Using Theatre in Schools to Address Discrimination against Persons with Disabilities
- Forum Theatre
- Keystone Human Services International - Moldova Association
- Country of Implementation
- Start Year
- First published
“Thanks to Forum Theatre, we know how to advocate for ourselves and for our rights. We understand how to stop discrimination.” Student after a Forum Theatre performance
Keystone Moldova was founded in 2004 with support from US-based organization Keystone Human Services International. Keystone Moldova works with public authorities, donors and civil society organizations to develop community services for people with disabilities leaving institutions, and to advocate for their right to live in the community. Since 2012, Keystone Moldova has developed four social theatre troupes that perform the Forum Theatre method in schools and kindergartens. Over 5,000 students and 700 teachers have been involved in performances as of 2018. Participants report that as a result schools have lower levels of discrimination and improved accessibility policies.
Discrimination against people with disabilities is a significant problem in Moldova, often linked to a lack of information about disability and people not recognising discriminatory behaviour.
Solution, Innovation and Impact
Keystone Moldova uses the Forum Theatre method in schools and kindergartens to increase awareness of discrimination and its impact. Theatre practitioner Augosto Boal developed Forum Theatre in Brazil in the 1970s in which scenes portray incidents of social injustice that are relevant to the audience. The character of The Joker interacts directly with the audience, encouraging them to develop alternative solutions to the situations presented. The audience can also interrupt and replace the performers to act out these solutions. All the actors are trained volunteers, both with and without disabilities. Performances help audiences understand various forms of discrimination and how to address them. Forum Theatre follows up with the schools and kindergartens after the performances to measure the impact. This has included changes to school accessibility policies and teachers using Forum Theatre methods in their classes to address discrimination. People with disabilities report that the performances have led to greater support from peers, teachers, and parents to advocate for their rights.

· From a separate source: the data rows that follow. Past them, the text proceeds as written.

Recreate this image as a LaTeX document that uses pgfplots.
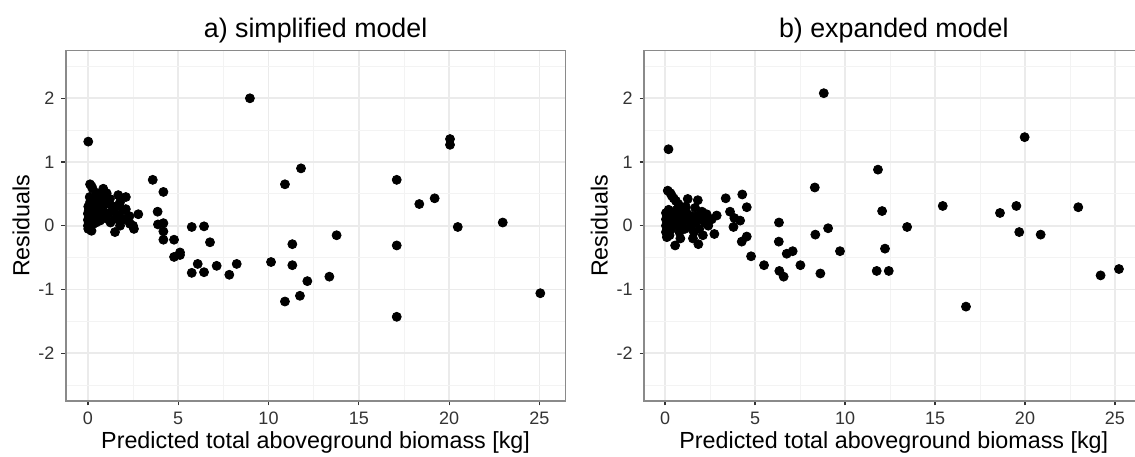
\documentclass[border=0pt]{standalone}
\usepackage{fontspec}
\setmainfont{Liberation Sans}
\usepackage{pgfplots}
\pgfplotsset{compat=1.18}
\definecolor{gridc}{HTML}{EBEBEB}
\definecolor{gridminc}{HTML}{F3F3F3}
\definecolor{borderc}{HTML}{8A8A8A}
\definecolor{tickc}{HTML}{333333}
\definecolor{ticklabc}{HTML}{333333}
\pgfplotsset{
 resid/.style={
  scale only axis, width=249.8pt, height=175.2pt,
  ymin=-2.75, ymax=2.75,
  xtick={0,5,10,15,20,25}, xticklabels={0,5,10,15,20,25},
  ytick={-2,-1,0,1,2}, yticklabels={-2,-1,0,1,2},
  minor xtick={2.5,7.5,12.5,17.5,22.5},
  minor ytick={-2.5,-1.5,-0.5,0.5,1.5,2.5},
  grid=both,
  major grid style={gridc, line width=0.8pt},
  minor grid style={gridminc, line width=0.45pt},
  axis line style={borderc, line width=0.7pt},
  tick align=outside, major tick length=2.2pt, minor tick length=0pt,
  major tick style={tickc, line width=0.6pt},
  xtick pos=bottom, ytick pos=left,
  tick label style={font=\fontsize{9}{9}\selectfont, text=ticklabc},
  label style={font=\fontsize{11.65}{12}\selectfont},
  xlabel={Predicted total aboveground biomass [kg]},
  ylabel={Residuals},
  xlabel style={at={(axis description cs:0.5,-0.137)}, anchor=base},
  ylabel style={at={(axis description cs:-0.073,0.5)}, anchor=base},
  every axis title shift=0pt,
  title style={at={(axis description cs:0.5,1.036)}, anchor=base, yshift=0pt, font=\fontsize{13.4}{13.4}\selectfont},
 },
 dots/.style={only marks, mark=*, mark size=2.25pt, black, mark options={fill=black, draw=black}},
}
\begin{document}
\begin{tikzpicture}[x=1pt,y=1pt]
\useasboundingbox (0,0) rectangle (567.5,228);
\clip (0,0) rectangle (567.5,228);
\begin{axis}[resid, at={(32.9pt,27.55pt)}, anchor=south west, xmin=-1.224, xmax=26.44, title={a) simplified model}]
\addplot[dots] table {
x y
0.02 1.32
0.12 0.65
0.26 0.58
0.20 0.62
0.85 0.58
1.04 0.51
0.49 0.51
0.77 0.45
1.22 0.42
1.68 0.48
2.10 0.45
1.78 0.37
0.12 0.37
0.58 0.40
0.95 0.34
1.32 0.31
0.39 0.30
0.02 0.30
0.05 0.24
0.25 0.22
1.41 0.24
1.96 0.24
2.10 0.26
2.79 0.18
0.00 0.19
0.30 0.16
0.67 0.21
1.13 0.19
1.68 0.16
0.00 0.09
0.15 0.12
0.50 0.14
1.04 0.11
1.50 0.11
2.15 0.11
0.67 0.08
1.87 0.08
0.30 0.03
2.33 0.03
0.02 -0.05
0.00 0.00
1.78 0.00
0.20 -0.08
1.50 -0.10
2.55 -0.05
2.50 0.00
0.40 0.25
0.80 0.28
0.60 0.33
1.00 0.20
0.10 0.45
0.35 0.42
0.45 0.05
1.25 0.05
0.85 0.15
1.60 0.30
0.05 0.05
0.70 0.48
2.30 0.15
3.59 0.72
4.18 0.53
3.86 0.22
3.88 0.02
4.18 0.04
4.18 -0.09
4.18 -0.22
4.77 -0.22
5.75 -0.02
6.43 -0.01
6.76 -0.26
4.77 -0.49
5.10 -0.42
5.10 -0.46
5.75 -0.74
6.08 -0.60
6.43 -0.73
7.13 -0.63
7.83 -0.77
8.24 -0.60
8.97 2.00
10.14 -0.57
10.91 0.65
11.80 0.90
11.32 -0.29
11.32 -0.62
10.91 -1.19
11.74 -1.10
12.15 -0.87
13.37 -0.80
13.77 -0.15
17.10 0.72
17.10 -0.31
17.10 -1.43
18.35 0.34
19.20 0.43
20.05 1.36
20.05 1.27
20.48 -0.02
22.97 0.05
25.05 -1.06
};
\end{axis}
\begin{axis}[resid, at={(322pt,27.55pt)}, anchor=south west, xmin=-1.17, xmax=26.59, title={b) expanded model}]
\addplot[dots] table {
x y
0.19 1.20
0.15 0.55
0.30 0.51
0.37 0.47
0.48 0.43
0.60 0.39
0.74 0.34
1.26 0.42
1.82 0.40
1.67 0.28
0.93 0.26
2.31 0.18
2.59 0.10
2.87 0.16
2.74 -0.13
1.85 -0.29
0.56 -0.31
0.05 0.20
0.05 0.10
0.05 0.00
0.05 -0.10
0.10 -0.18
0.20 0.25
0.30 0.15
0.40 0.05
0.35 -0.05
0.50 0.20
0.60 0.10
0.70 0.00
0.80 -0.10
0.90 0.15
1.00 0.05
1.10 -0.05
1.20 0.20
1.30 0.10
1.40 -0.02
1.50 0.15
1.60 -0.10
1.70 0.05
1.80 0.15
1.90 -0.05
2.00 0.10
2.10 -0.15
2.20 0.05
2.40 0.00
1.55 -0.20
0.85 -0.20
0.25 -0.15
1.15 0.30
2.05 0.22
0.65 0.25
0.15 0.05
3.37 0.43
4.29 0.49
4.54 0.29
3.61 0.22
3.85 0.12
4.17 0.08
3.80 -0.02
4.26 -0.25
4.54 -0.17
4.78 -0.48
5.50 -0.62
6.33 0.05
6.32 -0.25
6.76 -0.44
7.09 -0.40
6.35 -0.71
6.59 -0.80
7.52 -0.62
8.32 0.60
8.35 -0.14
8.63 -0.75
8.82 2.08
9.06 -0.04
9.72 -0.40
11.83 0.88
12.06 0.23
12.22 -0.36
11.76 -0.71
12.43 -0.71
13.45 -0.02
15.43 0.31
16.72 -1.27
18.61 0.20
19.52 0.31
19.68 -0.10
19.98 1.39
20.87 -0.14
22.96 0.29
24.20 -0.78
25.22 -0.68
};
\end{axis}
\end{tikzpicture}
\end{document}
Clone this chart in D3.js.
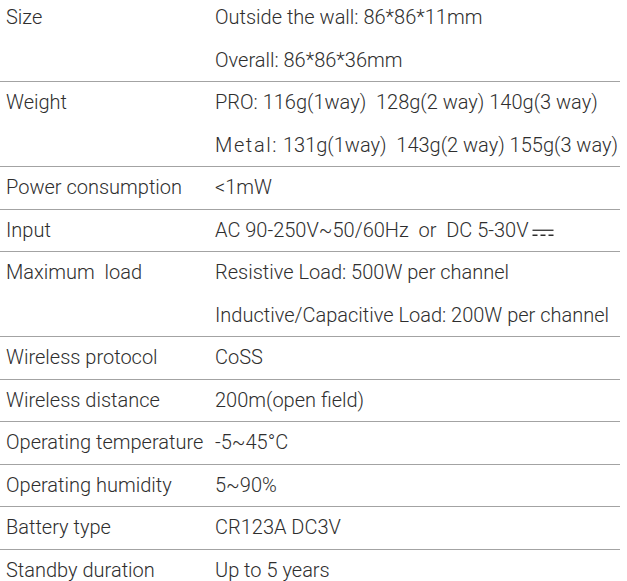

Funding, Outlook and Transferability
Keystone Moldova has funded the Forum Theatre programme through external grants from 2012 to 2018. The main expenditure is training volunteers, which costs about €3,000 for 12 volunteers, and for play development. A single performance with 12 participants costs approximately €300. Keystone Moldova started its first social theatre troupe, ‘Alternativ’, in 2012 and has added three regional troupes since then. Two additional regions in Moldova are looking to develop Forum Theatre troupes, but require funding to do so. Since its development in Brazil nearly a half-century ago, the Forum Theatre method has been used in many different countries worldwide. The method is best replicated through partnerships with existing theatre troupes so as to benefit from their training and expertise. Once trained, volunteers can use the method in different contexts and to address other forms of discrimination.
THE STORY OF MARIA IVAȘCU, MEMBER OF THE ALTERNATIV THEATRE TROUPE
“Since I began acting, I have learned that I don’t have to be afraid anymore.”
Fear. Fear kept me home. Fear wouldn’t let me talk to people. Fear prevents many people with disabilities from participating in society. I am Maria Ivașcu and I am 20 years old. I am in the Alternativ theatre troupe and I support other people with disabilities to overcome fear and integrate into society. I always dreamt that one day I would perform, but never imagined that I would fulfil my dream. I never imagined that I would speak to so many people and explain that I can do the same things they can. I don’t have to stay home just because I use a wheelchair. Since I began acting, I have learned that I don’t have to be afraid anymore. I am a person and I have equal rights. My life has changed, and the lives of people with disabilities in the communities where we perform have changed as well. Our performances are designed to stop and prevent discrimination against people with disabilities in schools and kindergartens. We show audiences the reality of the situation in their community. We then invite spectators to the stage and they offer solutions to help stop discrimination. Audiences learn that they don’t have to avoid people with disabilities, because we are all the same. We can all learn from each other.